Digital goods like computers, electronics, software, and machinery are critical for productivity and economic growth.

High trade tariffs on these products contribute to limited access and higher prices. Our recent research finds that African countries face higher tariffs and tend to import relatively low-quality digital goods compared to other regions, especially in low-income nations.

Currently, digital goods make up a smaller share of imports in Africa (13%) than in the rest of the world (21%). Most of these goods come from outside the continent — 35% from China, 27% from the EU, 7% from the US, and only 3% from within Africa. South Africa, Egypt, Nigeria, Morocco, and Tunisia account for 70% of the region’s digital goods import (Figure 1).

Despite relying heavily on imports, African countries impose tariffs on imported digital goods that are about three times higher than other regions.

These duties have stayed relatively high over the past decade, even as they fell elsewhere.

The burden is greatest for Africa’s poorest countries like the Central Africa Republic and Cameroon, with digital tariffs of around 15%, but also for economies with large populations like Nigeria, with digital tariffs of around 10%, while richer Mauritius and South Africa charge just 0.07% and 1.35%.

Our analysis, which adjusts for quality differences, reveals that Africa sources digital goods at similar quality-adjusted prices to higher-income countries.

However, the high tariffs (among other factors that make them more expensive in the domestic market) mean that African firms and consumers face inflated final prices, especially in low-income countries. Other studies using item-level price data confirm that digital goods cost more in Africa than in the US on average.

Could the landmark African Continental Free Trade Area (AfCFTA) agreement help by slashing these tariffs? Unlikely, according to our estimates.

Digital goods tariffs would fall by just 0.13 percentage points if the pact is fully implemented, and imports would rise a meager 0.3%.

The minimal impact stems from the paltry share of digital goods sourced within Africa and lack of reduced duties on external imports.

Some countries like Zimbabwe, Zambia and Mozambique with high initial tariffs and more intra-African trade would see larger effects, but the overall continental impact is modest.

In contrast, if African countries unilaterally eliminated all tariffs on digital goods, imports would soar by 8% according to our estimates.

This shows the power of broader liberalization, rather than limiting tariff cuts only to intra-African trade. The gains would be greatest for smaller economies like Congo, Comoros and Benin where duties are currently high (see Figure 2).
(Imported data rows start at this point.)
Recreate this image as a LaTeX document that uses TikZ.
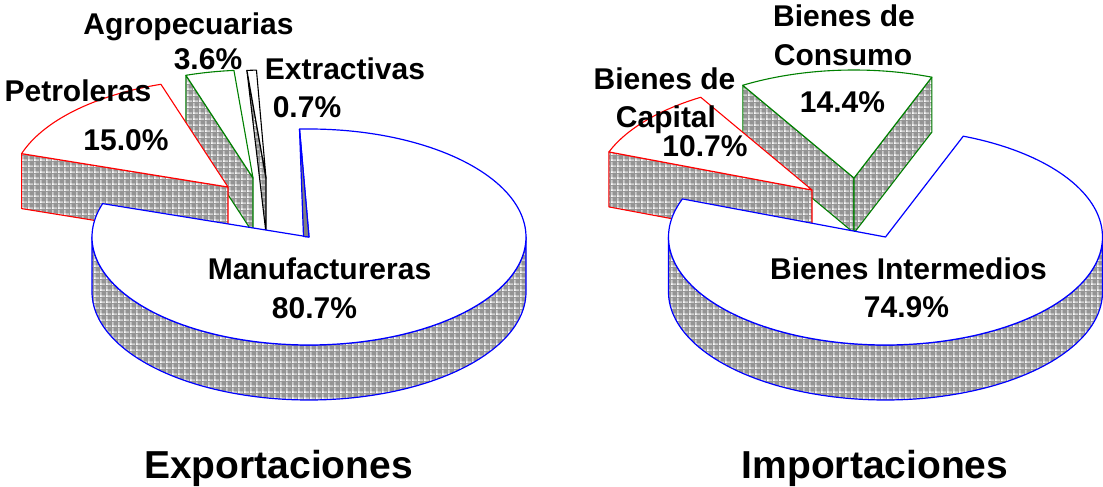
\documentclass[tikz,border=0pt]{standalone}
\usepackage{fontspec}
\setmainfont{Liberation Sans}
\usetikzlibrary{patterns}
\definecolor{pieblue}{RGB}{0,0,255}
\definecolor{piered}{RGB}{255,0,0}
\definecolor{piegreen}{RGB}{0,128,0}
\definecolor{hatchbase}{RGB}{148,148,148}
\definecolor{hatchlight}{RGB}{205,205,205}
\pgfdeclarepatternformonly{hgrid}{\pgfpointorigin}{\pgfqpoint{5.5pt}{5.5pt}}{\pgfqpoint{5.5pt}{5.5pt}}{%
  \pgfpathrectangle{\pgfpointorigin}{\pgfqpoint{5.5pt}{1.8pt}}%
  \pgfpathrectangle{\pgfpointorigin}{\pgfqpoint{1.8pt}{5.5pt}}%
  \pgfusepath{fill}}
\pgfdeclarepatternformonly{hdots}{\pgfpointorigin}{\pgfqpoint{5.5pt}{5.5pt}}{\pgfqpoint{5.5pt}{5.5pt}}{%
  \pgfpathrectangle{\pgfqpoint{0.15pt}{0.15pt}}{\pgfqpoint{1.5pt}{1.5pt}}%
  \pgfusepath{fill}}
\tikzset{
  hatchface/.style={preaction={fill=hatchbase}, preaction={pattern=hgrid, pattern color=hatchlight}, preaction={pattern=hdots, pattern color=white}},
  blueline/.style={draw=pieblue, line width=1.2pt, line join=round},
  redline/.style={draw=piered, line width=1.1pt, line join=round},
  greenline/.style={draw=piegreen, line width=1.1pt, line join=round},
  blackline/.style={draw=black, line width=1.1pt, line join=round},
  lbl/.style={font=\bfseries\fontsize{30}{36}\selectfont, anchor=base, inner sep=0pt},
  ttl/.style={font=\bfseries\fontsize{39}{46}\selectfont, anchor=base, inner sep=0pt}
}
\begin{document}
\begin{tikzpicture}[x=1pt, y=-1pt]
\useasboundingbox (0,0) rectangle (1103,487);
\fill[white] (0,0) rectangle (1103,487);

% ---------- Exportaciones ----------
\coordinate (eP) at (266,178);
\coordinate (aP) at (253,178);
\coordinate (pP) at (228,187);
\coordinate (mL) at (309,237);

% Extractivas
\draw[blackline, hatchface] (246.9,70.4) -- (eP) -- (266,233) -- cycle;
\draw[blackline, fill=white] (eP) -- plot[domain=92.52:95.04, samples=5, variable=\t] ({266+217*cos(\t)},{178-108*sin(\t)}) -- cycle;

% Agropecuarias
\draw[greenline, hatchface] (aP) -- (185.9,75.3) -- (185.9,130.3) -- (253,233) -- cycle;
\draw[greenline, fill=white] (aP) -- plot[domain=95.04:108, samples=12, variable=\t] ({253+217*cos(\t)},{178-108*sin(\t)}) -- cycle;

% Petroleras
\draw[redline, hatchface] (pP) -- (21.6,153.6) -- (21.6,208.6) -- (228,242) -- cycle;
\draw[redline, fill=white] (pP) -- plot[domain=108:162, samples=40, variable=\t] ({228+217*cos(\t)},{187-108*sin(\t)}) -- cycle;

% Manufactureras
\draw[blueline, hatchface] plot[domain=180:360, samples=100, variable=\t] ({309+217*cos(\t)},{237-108*sin(\t)})
  -- plot[domain=360:180, samples=100, variable=\t] ({309+217*cos(\t)},{292-108*sin(\t)}) -- cycle;
\draw[blueline, fill=white] (mL) -- plot[domain=162:452.5, samples=160, variable=\t] ({309+217*cos(\t)},{237-108*sin(\t)}) -- cycle;
\draw[blueline, fill=black!50] (299.5,129.1) -- (303.5,236.5) -- (mL) -- cycle;

% ---------- Importaciones ----------
\coordinate (cP) at (854,178);
\coordinate (kP) at (812,190);
\coordinate (mR) at (885.5,237);

% Bienes de Consumo
\draw[greenline, hatchface] (cP) -- (742.8,85.3) -- (742.8,140.3) -- (854,233) -- cycle;
\draw[greenline, hatchface] (cP) -- (931.8,77.2) -- (931.8,132.2) -- (854,233) -- cycle;
\draw[greenline, fill=white] (cP) -- plot[domain=69:120.84, samples=40, variable=\t] ({854+217*cos(\t)},{178-108*sin(\t)}) -- cycle;

% Bienes de Capital
\draw[redline, hatchface] (kP) -- (608.9,151.9) -- (608.9,206.9) -- (812,245) -- cycle;
\draw[redline, fill=white] (kP) -- plot[domain=120.84:159.36, samples=30, variable=\t] ({812+217*cos(\t)},{190-108*sin(\t)}) -- cycle;

% Bienes Intermedios
\draw[blueline, hatchface] plot[domain=180:360, samples=100, variable=\t] ({885.5+217*cos(\t)},{237-108*sin(\t)})
  -- plot[domain=360:180, samples=100, variable=\t] ({885.5+217*cos(\t)},{292-108*sin(\t)}) -- cycle;
\draw[blueline, fill=white] (mR) -- plot[domain=159.36:429, samples=160, variable=\t] ({885.5+217*cos(\t)},{237-108*sin(\t)}) -- cycle;

% ---------- Labels ----------
\node[lbl] (agro) at (188.5,35) {Agropecuarias};
\node[lbl] (agrop) at (208,70) {3.6\%};
\node[lbl] (petro) at (78,101) {Petroleras};
\node[lbl] (petrop) at (126,150) {15.0\%};
\node[lbl] (extr) at (345,80) {Extractivas};
\node[lbl] (extrp) at (307,117) {0.7\%};
\node[lbl] (manu) at (319.5,279) {Manufactureras};
\node[lbl] (manup) at (314.5,318) {80.7\%};

\node[lbl] (consA) at (844,27) {Bienes de};
\node[lbl] (consB) at (843,66) {Consumo};
\node[lbl] (consp) at (842.5,112) {14.4\%};
\node[lbl] (capA) at (664.5,89) {Bienes de};
\node[lbl] (capB) at (666,127) {Capital};
\node[lbl] (capp) at (705,156) {10.7\%};
\node[lbl] (inter) at (908.5,279) {Bienes Intermedios};
\node[lbl] (interp) at (906.5,317) {74.9\%};

\node[ttl] (expo) at (278.5,478) {Exportaciones};
\node[ttl] (impo) at (875,478) {Importaciones};
\end{tikzpicture}
\end{document}
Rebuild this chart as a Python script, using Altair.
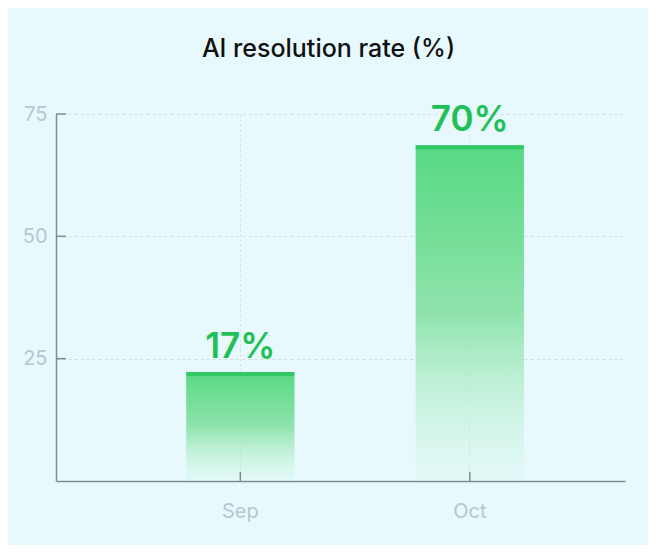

Tariffs by country are an import-weighted average by product. Considered exporting country members of the AfCFTA only. Africa average is a simple average of these country-level tariffs. Authors’ calculations based on UNCTAD and COMTRADE.

In conclusion, boosting digital development in Africa will require more than just the AfCFTA in its current form.

Cutting tariffs on high-tech imports from all countries, not just African partners, could significantly reduce costs and expand access to the digital goods needed to fuel productivity growth and innovation, as well as to link African economies into global value chains.

Currently, only 6 African countries have signed the World Trade Organization (WTO) Information Technology Agreement, which concentrates a large share of global trade on digital goods among its members.

As Africa looks to build a vibrant digital economy, the continent should rethink trade policies that make this vital technology more expensive for those who need it most. Opening digital doors to the world could help unlock a brighter future for the continent.

This is not just a regional issue but a global one, as the digital transformation of Africa holds the potential to contribute significantly to the global economy.